● EXERCISE DESCRIPTION
Lift every line from the entries that includes the word "this".

● DATASET EXCERPTS
---
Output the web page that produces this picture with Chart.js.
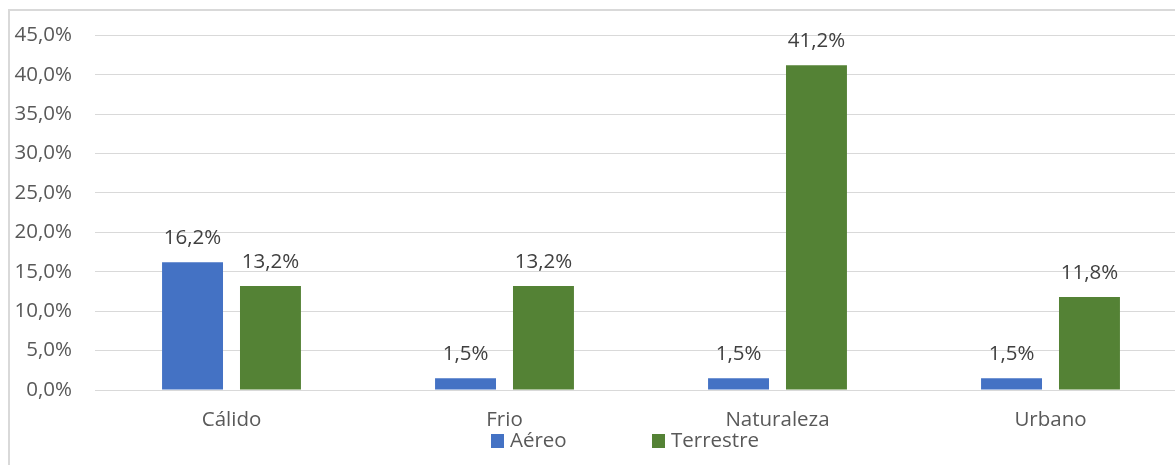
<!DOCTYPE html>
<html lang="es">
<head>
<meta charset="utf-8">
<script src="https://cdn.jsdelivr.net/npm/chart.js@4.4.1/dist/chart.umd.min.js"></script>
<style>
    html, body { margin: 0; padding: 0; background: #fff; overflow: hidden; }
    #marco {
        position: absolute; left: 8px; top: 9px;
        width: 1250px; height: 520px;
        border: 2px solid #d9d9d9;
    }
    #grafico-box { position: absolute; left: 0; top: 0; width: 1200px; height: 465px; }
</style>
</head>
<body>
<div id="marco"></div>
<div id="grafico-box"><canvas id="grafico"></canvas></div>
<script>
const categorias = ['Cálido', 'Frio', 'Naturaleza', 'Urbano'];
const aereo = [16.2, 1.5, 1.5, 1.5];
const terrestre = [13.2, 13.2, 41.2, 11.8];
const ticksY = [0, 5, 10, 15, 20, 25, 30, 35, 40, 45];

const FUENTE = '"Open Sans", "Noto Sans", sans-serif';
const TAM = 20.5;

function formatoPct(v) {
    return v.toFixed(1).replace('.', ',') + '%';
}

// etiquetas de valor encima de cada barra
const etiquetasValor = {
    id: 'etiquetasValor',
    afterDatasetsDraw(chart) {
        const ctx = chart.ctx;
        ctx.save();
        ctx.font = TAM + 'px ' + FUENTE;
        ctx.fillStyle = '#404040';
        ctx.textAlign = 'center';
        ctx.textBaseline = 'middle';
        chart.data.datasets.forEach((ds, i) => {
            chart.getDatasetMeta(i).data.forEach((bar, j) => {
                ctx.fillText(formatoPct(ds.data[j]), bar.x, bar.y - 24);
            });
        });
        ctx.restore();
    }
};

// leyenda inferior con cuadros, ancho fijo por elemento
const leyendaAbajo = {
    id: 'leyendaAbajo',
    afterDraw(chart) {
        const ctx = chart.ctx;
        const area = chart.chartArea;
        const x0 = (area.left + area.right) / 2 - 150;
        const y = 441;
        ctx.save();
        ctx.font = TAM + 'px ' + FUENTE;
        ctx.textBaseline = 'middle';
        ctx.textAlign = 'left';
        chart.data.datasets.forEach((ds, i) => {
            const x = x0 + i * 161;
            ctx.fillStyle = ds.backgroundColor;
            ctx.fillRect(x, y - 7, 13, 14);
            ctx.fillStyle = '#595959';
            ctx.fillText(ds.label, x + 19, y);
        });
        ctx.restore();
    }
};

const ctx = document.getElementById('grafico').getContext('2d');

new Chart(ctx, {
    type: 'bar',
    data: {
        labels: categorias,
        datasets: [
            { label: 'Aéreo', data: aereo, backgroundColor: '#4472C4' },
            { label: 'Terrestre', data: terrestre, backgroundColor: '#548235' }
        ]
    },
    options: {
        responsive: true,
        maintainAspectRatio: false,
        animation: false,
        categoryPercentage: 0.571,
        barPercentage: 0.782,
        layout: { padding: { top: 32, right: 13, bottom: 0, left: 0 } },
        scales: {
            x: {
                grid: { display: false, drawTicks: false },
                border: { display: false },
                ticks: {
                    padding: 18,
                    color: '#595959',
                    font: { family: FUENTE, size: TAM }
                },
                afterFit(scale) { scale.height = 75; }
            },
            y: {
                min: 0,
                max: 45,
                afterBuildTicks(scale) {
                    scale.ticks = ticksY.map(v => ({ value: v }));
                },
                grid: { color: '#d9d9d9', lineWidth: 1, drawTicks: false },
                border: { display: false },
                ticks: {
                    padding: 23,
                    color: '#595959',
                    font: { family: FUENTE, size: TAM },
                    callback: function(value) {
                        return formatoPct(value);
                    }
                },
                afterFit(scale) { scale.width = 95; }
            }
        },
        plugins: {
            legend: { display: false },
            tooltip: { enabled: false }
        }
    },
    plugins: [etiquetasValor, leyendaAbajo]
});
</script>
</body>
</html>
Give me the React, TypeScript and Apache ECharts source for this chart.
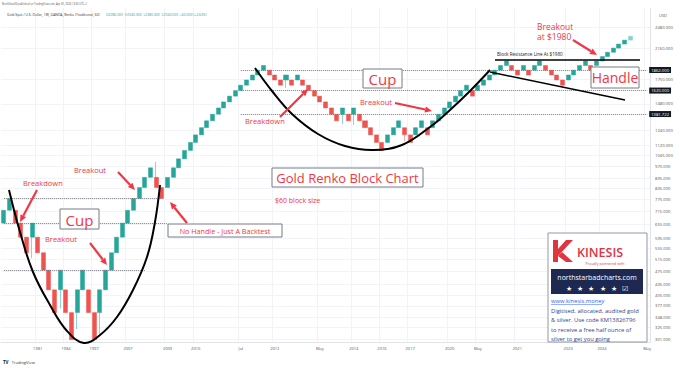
---
● CORRECT OUTPUT
Output the web page that produces this picture with Chart.js.
Give me the React, TypeScript and Apache ECharts source for this chart.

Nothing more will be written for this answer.